Um exemplo, segundo Silva, foi a criação das famosas maçãs da Turma da Mônica. Por serem pequenas demais para o "gosto dos brasileiros", elas eram descartadas ou vendidas a preço muito menor que as demais maçãs, grandes e bem vermelhas. A solução do comércio foi vincular a pequena fruta ao público infantil -- estampando personagens que relacionam com as crianças. Foi então que surgiu as maçãs da Turma da Mônica, pequenas e suculentas -- e hoje, até mais caras que as outras.

Já os supermercados também firmaram parcerias contra o desperdício. O Grupo GPA, dono do Pão de Açúcar, Extra e do Assaí, tem um programa "Parceria contra o desperdício", que consiste na doação de produtos que, embora não estejam esteticamente adequados, podem ser consumidos com segurança.
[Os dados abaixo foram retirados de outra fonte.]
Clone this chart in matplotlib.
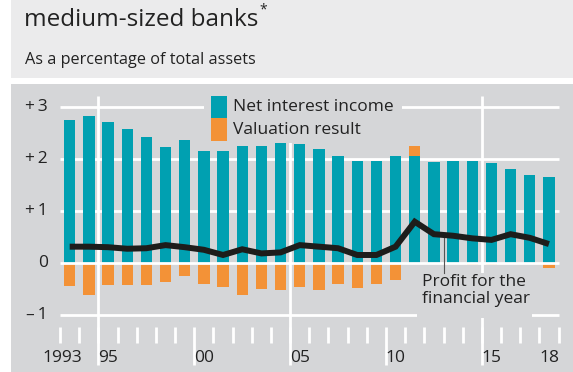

Outra ação é desconto de até 40% em alimentos que estão próximos do vencimento, agrupados em gôndolas especiais.

O Carrefour lançou no final do ano passado o programa "Únicos", que oferece frutas e legumes considerados "feios" com descontos a partir de 30%.

As iniciativas não partem só do setor privado. Assim como a própria Save Food Brasil, que trabalha junto com empresários, produtores e governo para buscar alternativas para reduzir a perda, existem diversas iniciativas, redes e ONGs que estimulam a doação de produtos que seriam descartados.

Um destes é o aplicativo "Comida Invisível", mais conhecido como o "Tinder da comida". O app conecta quem tem comida sobrando com quem precisa dela.

O doador, que pode ser restaurantes, supermercados, hotéis, buffets e bares, se registra, oferece seus produtos para doação, desde que estejam dentro da data de validade, e espera o interesse de entidades que distribuem ou preparam comida. Elas, por sua vez, navegam no mapa disponível no app e buscam os alimentos nos locais mais próximos. Se os dois derem "match", ou seja, aceitarem o acordo, o app mostra onde o alimento deve ser retirado.

"Existem diversas iniciativas boas, mas temos outras milhões de oportunidades", avalia Silva, da Save Food. Ela lembra que o consumidor tem um papel fundamental não só em casa, combatendo o próprio desperdício, mas também na cobrança por mais práticas sustentáveis.

"Temos um papel importantíssimo de cobrança, de saber mais o que o supermercado que frequentamos faz com as comidas no final do dia. Cada vez mais o Brasil está caminhando para a transparência alimentar, que está relacionada a toda a cadeia: de onde veio o alimento e para onde ele vai no final do dia?", questionou.

Na opinião de Antonio Alvarenga, presidente da SNA, ainda é preciso investir na infraestrutura voltada para o agronegócio e uma política nacional que regule iniciativas de combate ao desperdício. "Trata-se de um investimento que traz grande retorno para o País."

Alvarenga cita a campanha "Sem Desperdício", lançada pela Embrapa há cerca de dois anos com o objetivo de conscientizar produtores e consumidores sobre o tema. "Tem sido realizadas discussões sobre estratégias e instrumentos voltados para a indústria, o varejo e o consumidor. Tudo isso contribui, cada vez mais, para uma maior produtividade, menor desperdícios e melhor aproveitamento dos alimentos."

A conscientização sobre o desperdício de alimentos não só interfere no meio ambiente, mas também em toda a sociedade -- inclusive no seu bolso. O descarte gera prejuízo para produtores e varejistas, e é claro que essa margem de perdas é repassada para nós, consumidores.

Sem dúvida, quem paga essa conta é a gente. Em longo prazo, reduzir o desperdício também reduzirá o custo da produção, e isso significa acesso a alimentos mais baratos.